If your students know a little about the Eisenstein integers (unique factorization and what the units are) there's the following simple argument (maybe it's essentially Euler's?).
Let $u$ and $v$ be the complex roots of $z^2+z+1=0$.

**Theorem.** Let $A$, $B$, $C$ be non-zero elements of $\mathbb{Q}[u]$ with sum $0$ and product twice a cube. Then some two of $A$, $B$, $C$ are equal.

**Corollary.** Suppose $x$ is in $\mathbb{Q}$ and $x^2-1$ is a cube. Then $x$ is $1$, $-1$, $0$, $3$, or $-3$.

(To prove the corollary let $A=1+x$, $B=1-x$ and $C=-2$).

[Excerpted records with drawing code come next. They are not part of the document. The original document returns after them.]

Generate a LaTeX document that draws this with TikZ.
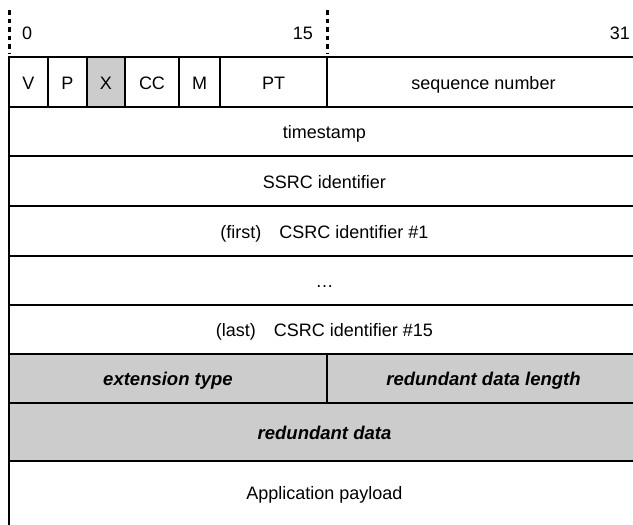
\documentclass[tikz,border=0pt]{standalone}
\usepackage{fontspec}
\setmainfont{Liberation Sans}
\definecolor{cellgray}{RGB}{204,204,204}
\tikzset{
  cell/.style={draw, line width=2.2pt, inner sep=0pt, outer sep=0pt, anchor=north west,
    text height=14pt, text depth=0pt, align=center},
  shaded/.style={cell, fill=cellgray},
  bitlabel/.style={inner sep=0pt, outer sep=0pt},
  tick/.style={line width=3pt, dash pattern=on 4.5pt off 4pt},
  em/.style={font=\fontsize{18.5}{21}\selectfont\bfseries\itshape},
}
\newcommand{\cellbox}[7][cell]{%
  \node[#1, minimum width=#4pt-#2pt, minimum height=#5pt-#3pt] (#6) at (#2,#3) {#7};}
\begin{document}
\begin{tikzpicture}[x=1pt, y=-1pt, every node/.style={font=\fontsize{18}{21}\selectfont}]
\useasboundingbox (0,0) rectangle (633,525);
\clip (0,0) rectangle (633,525);
\fill[white] (0,0) rectangle (633,525);
% bit ruler
\coordinate (t0a) at (9,10);
\coordinate (t0b) at (9,53);
\coordinate (t15a) at (327,10);
\coordinate (t15b) at (327,53);
\draw[tick] (t0a) -- (t0b);
\draw[tick] (t15a) -- (t15b);
\node[bitlabel, anchor=base west] (b0) at (22,39) {0};
\node[bitlabel, anchor=base east] (b15) at (313,39) {15};
\node[bitlabel, anchor=base east] (b31) at (630,39) {31};
% header row
\cellbox{9}{57}{48}{107}{v}{V}
\cellbox{48}{57}{87}{107}{p}{P}
\cellbox[shaded]{87}{57}{125}{107}{x}{X}
\cellbox{125}{57}{179}{107}{cc}{CC}
\cellbox{179}{57}{220}{107}{m}{M}
\cellbox{220}{57}{327}{107}{pt}{PT}
\cellbox{327}{57}{640}{107}{seq}{sequence number}
% full rows
\cellbox{9}{107}{640}{156}{ts}{timestamp}
\cellbox{9}{156}{640}{206}{ssrc}{SSRC identifier}
\cellbox{9}{206}{640}{256}{csrcf}{(first)\hspace{18pt}CSRC identifier \#1}
\cellbox{9}{256}{640}{305}{dots}{…}
\cellbox{9}{305}{640}{354}{csrcl}{(last)\hspace{18pt}CSRC identifier \#15}
% extension
\cellbox[shaded, em]{9}{354}{327}{403}{exttype}{extension type}
\cellbox[shaded, em]{327}{354}{640}{403}{redlen}{redundant data length}
\cellbox[shaded, em]{9}{403}{640}{461}{reddata}{redundant data}
% payload (open below)
\cellbox{9}{461}{640}{590}{payload}{}
\node[bitlabel, anchor=base] (payloadtext) at (324.5,499) {Application payload};
\end{tikzpicture}
\end{document}
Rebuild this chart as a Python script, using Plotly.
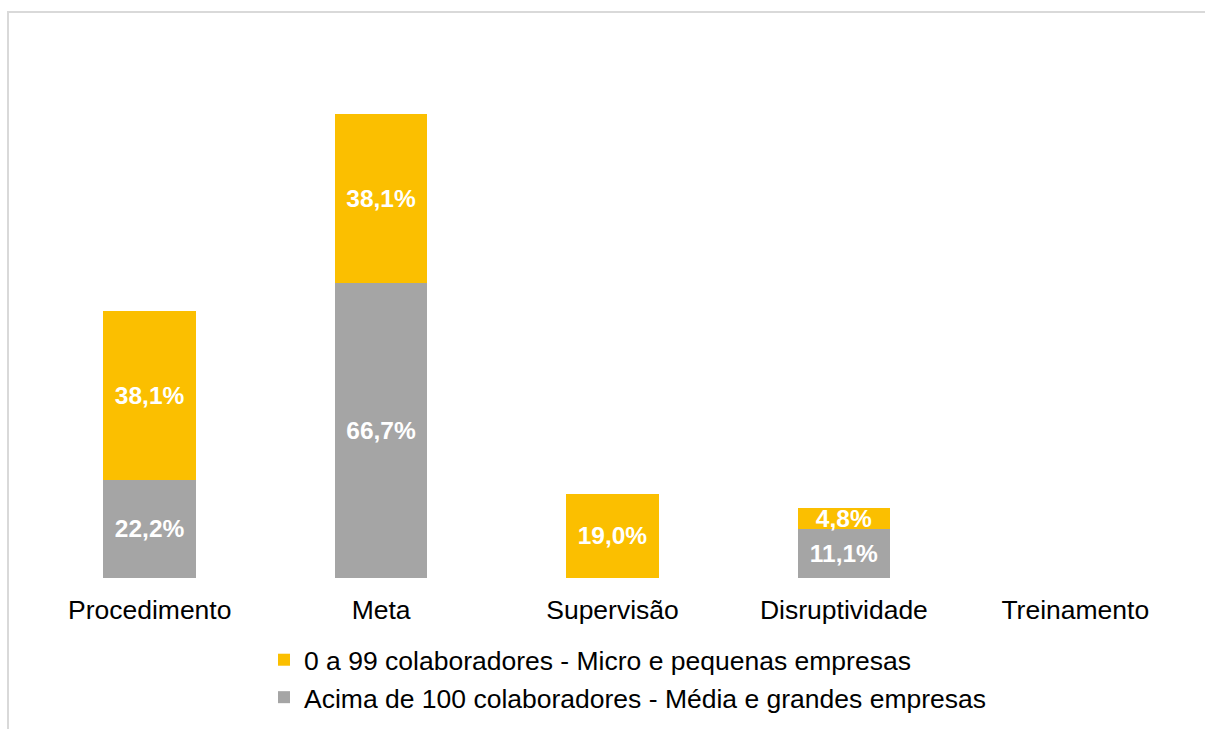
import plotly.graph_objects as go

categories = ["Procedimento", "Meta", "Supervisão", "Disruptividade", "Treinamento"]
# Percentages per company size (None = no bar)
grandes = [22.2, 66.7, None, 11.1, None]
pequenas = [38.1, 38.1, 19.0, 4.8, None]

series_names = [
    "Acima de 100 colaboradores - Média e grandes empresas",
    "0 a 99 colaboradores - Micro e pequenas empresas",
]
colors = ["#A5A5A5", "#FBBF00"]

FONT = "Liberation Sans, Arial, sans-serif"

fig = go.Figure()
for name, vals, col in zip(series_names, [grandes, pequenas], colors):
    fig.add_trace(go.Bar(
        x=categories,
        y=vals,
        name=name,
        marker=dict(color=col, line=dict(width=0)),
        width=0.4,
        texttemplate="%{y:.1f}%",
        textposition="inside",
        insidetextanchor="middle",
        textangle=0,
        constraintext="none",
        textfont=dict(family=FONT, size=24.5, color="white", weight="bold"),
        cliponaxis=False,
    ))

fig.update_layout(
    width=1205,
    height=729,
    barmode="stack",
    separators=",.",
    paper_bgcolor="white",
    plot_bgcolor="white",
    margin=dict(l=34, r=14, t=91, b=151, autoexpand=False),
    font=dict(family=FONT, size=26.5, color="black"),
    showlegend=True,
    legend=dict(
        traceorder="reversed",
        orientation="v",
        xref="container", yref="container",
        x=264 / 1205, y=1 - 636 / 729,
        xanchor="left", yanchor="top",
        font=dict(family=FONT, size=26.5, color="black"),
        itemwidth=30,
        bgcolor="rgba(0,0,0,0)",
    ),
    xaxis=dict(
        showgrid=False, showline=False, zeroline=False, ticks="",
        tickangle=0, ticklabelstandoff=13,
        tickfont=dict(family=FONT, size=26.5, color="black"),
    ),
    yaxis=dict(
        range=[0, 110], visible=False, showgrid=False, zeroline=False,
    ),
    shapes=[dict(
        type="rect", xref="paper", yref="paper",
        x0=(8 - 34) / 1157, x1=1.2, y0=-0.6, y1=(578 - 12) / 487,
        line=dict(color="#D9D9D9", width=2), fillcolor="rgba(0,0,0,0)",
        layer="below",
    )],
)

fig.write_html("out.html")
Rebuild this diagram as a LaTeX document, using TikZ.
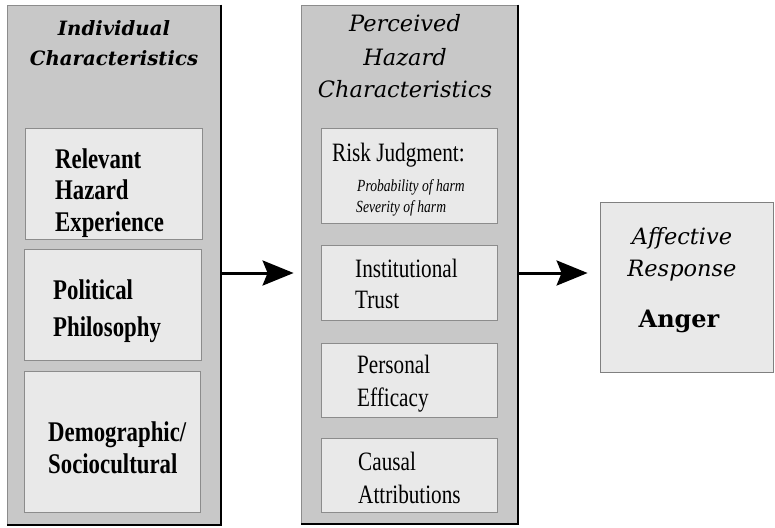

The proof of the theorem is a reductio ad absurdum. If there's a counterexample, there's one with $A$, $B$, $C$ in $\mathbb{Z}[u]$; take such a counterexample with $d=\min(|A|,|B|,|C|)$ as small as possible. Then $A$, $B$, $C$ are pairwise coprime. Since $ABC=2$(cube) we may assume $A=2i$(cube), $B=j$(cube), $C=k$(cube) where $i$, $j$, and $k$ are in the set $\{1,u,v\}$. Now all cubes in $\mathbb{Z}[u]$ are $0$ or $1$ mod $2$. Since $B+C$ is $0$ mod $2$, $j=k$. Since $ABC=2$(cube), $ijk$ is a cube and $i=j=k$. We may assume $i=j=k=1$. Then $A=2r^3$, $B=s^3$, $C=t^3$, and we may further assume that $s$ and $t$ are $1$ mod $2$. $s$ and $t$ are not both in $\{1,-1\}$ and it follows that $d$ is at least $\sqrt{27}$. Now look at $s+t$, $us+vt$ and $vs+ut$. They
sum to $0$ and their product is $B+C=-2(r^3)$. They are congruent to $0$, $1$ and $1$ mod $2$, and the last 2 of them can't be equal since $s$ is not equal to $t$. Since each of them is at most $2d^{1/3}$, this contradicts the minimality assumption.

This is really a 3-descent argument on an elliptic curve, but the fancy language as you see isn't needed. An almost identical argument gives what I think is the nicest proof of Fermat's Last Theorem for exponent 3.